Just Your “Basic” Mountain Girls - Julia Dahdah
Well it’s almost time for us to leave this place and I’ll tell you how I know. It isn’t because our mountain girls left, and it isn’t because we are packing up our stuff and cleaning up our rooms. It is because my cold shower last night was nothing short of torture. I have grown fond of my daily cold shower because it is so hot every day and a cold shower is quite the treat to finish the day with. Not this time. Torture. So, with that being said, let me tell you about the other reason I know that this amazing trip is coming to an end- the mountain girls. These girls gave us quite the run for our money. I never expected to grow so attached to a group of people that I spent a mere four days with. I have never witnessed such eagerness and a hunger to learn and such a willingness to immediately love people they have just met. It was incredible to experience.

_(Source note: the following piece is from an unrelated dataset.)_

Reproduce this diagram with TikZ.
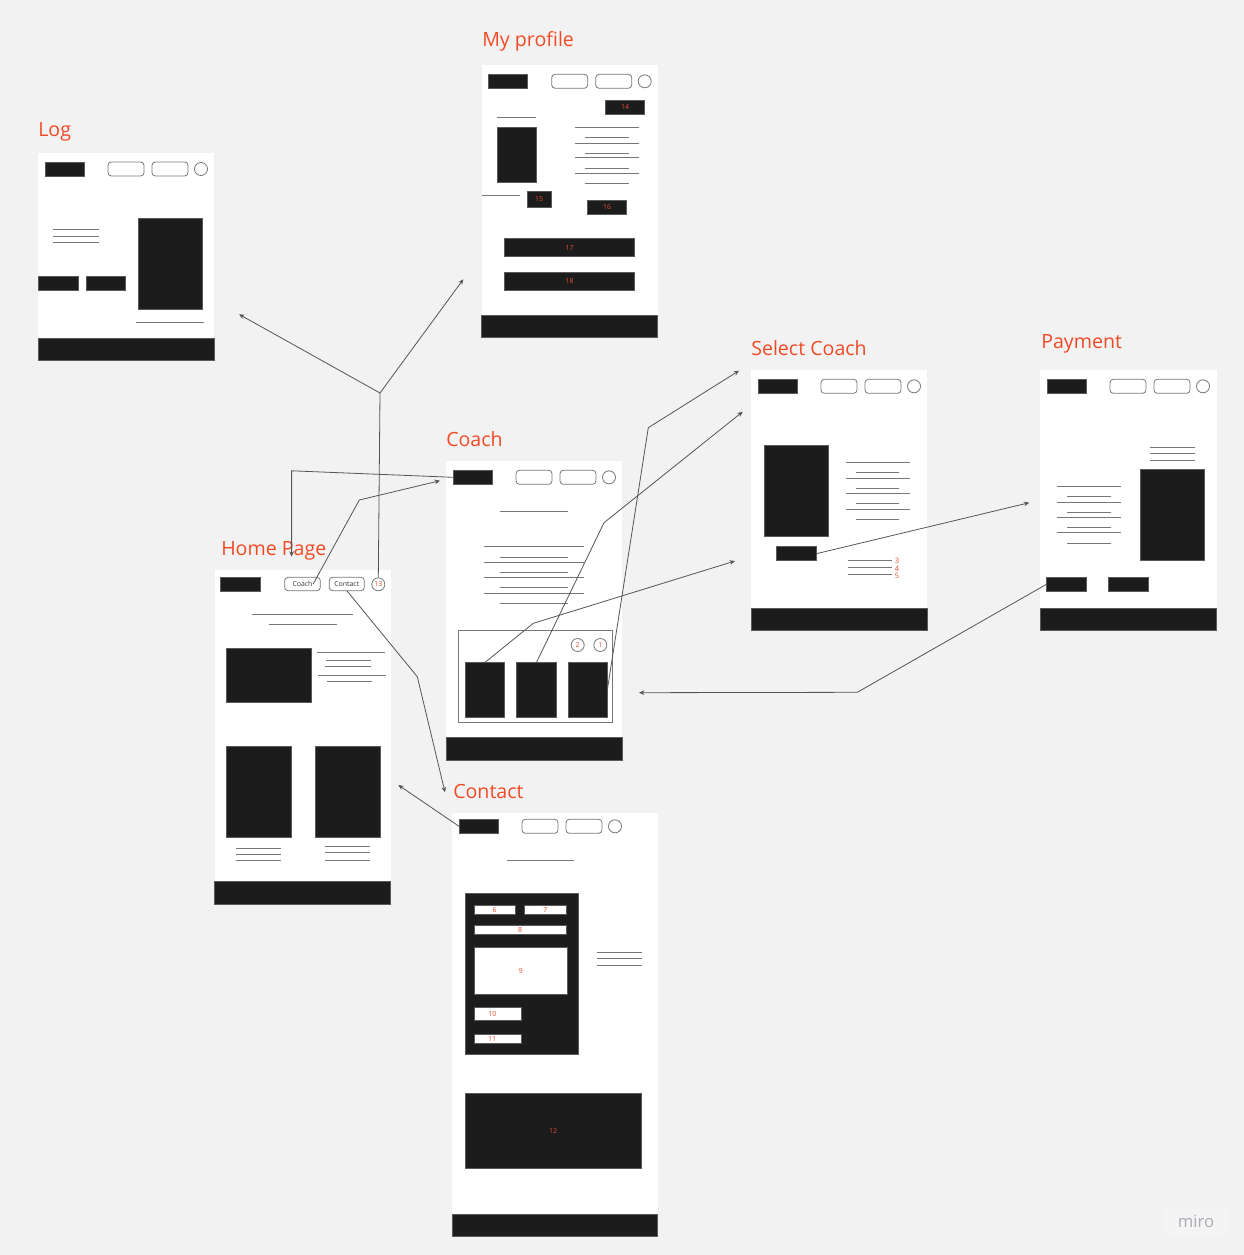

These mountain girls were the ones that I finally felt I made the difference with. The very first day I was paired up with a girl called Narlo and I immediately found that she knew absolutely zero English. Like, zero. At this point I just assumed that they were all on the same level and that none of them would know any English. Turns out I was wrong. There were four girls in this group of 24 or so that were at the same level as little Narlo. I immediately knew something had to be done, and from the three levels we split them into (based on English skill level), I pulled three of them out and did a separate specialized group for them, starting with the alphabet and what sound each letter makes. That night after we checked out, Nick (who also saw the need with these girls and pulled some aside separately from when I did) and I decided to start what we called, “Team Basic”. We added a fourth and final girl and during the first three hours of the day we, along with Hayley, pulled them into a separate room and taught our basic girls some letters. Now, they were all basic, but basic was brought to a whole new level with our girl Mano. Bless her little heart, but I think we got to the extent of English that this girl was going to learn. She was also the best stinking (literally) basic thing that ever happened to me. The best moment of my life with these girls was when I pointed to the letter ‘p’ and I wanted the girls to tell me which letter it was. Mano usually stays back and doesn’t say anything until the other girls say it first, but for some reason this time the other girls were not answering and all of a sudden Mano quietly says, “P, puh.” I, almost in tears, shouted in the poor girl’s face “YES!! ‘P’!!!” probably scaring the hell out of her.
We said goodbye to the girls after a solid four days and it was full of a lot of people’s tears, but not mine, until one of my basic girls named Meeno came to hug me and started sobbing in my arms. Then I was done for and began to feel a few tears. This trip came and went just as quickly as I knew it would. I can leave here knowing fully that I did not waste any time focusing on things that would not be productive for the children. I know why I came here, and I was not about to sacrifice their time because I was focusing on petty things in my very pampered life. I would do anything for these girls, and whether or not I ever come back to this dirty smelly amazing beautiful country where all eyes are constantly on us, I will always remember these past 10 days and know that I really did make a difference, and I would not trade this feeling for anything.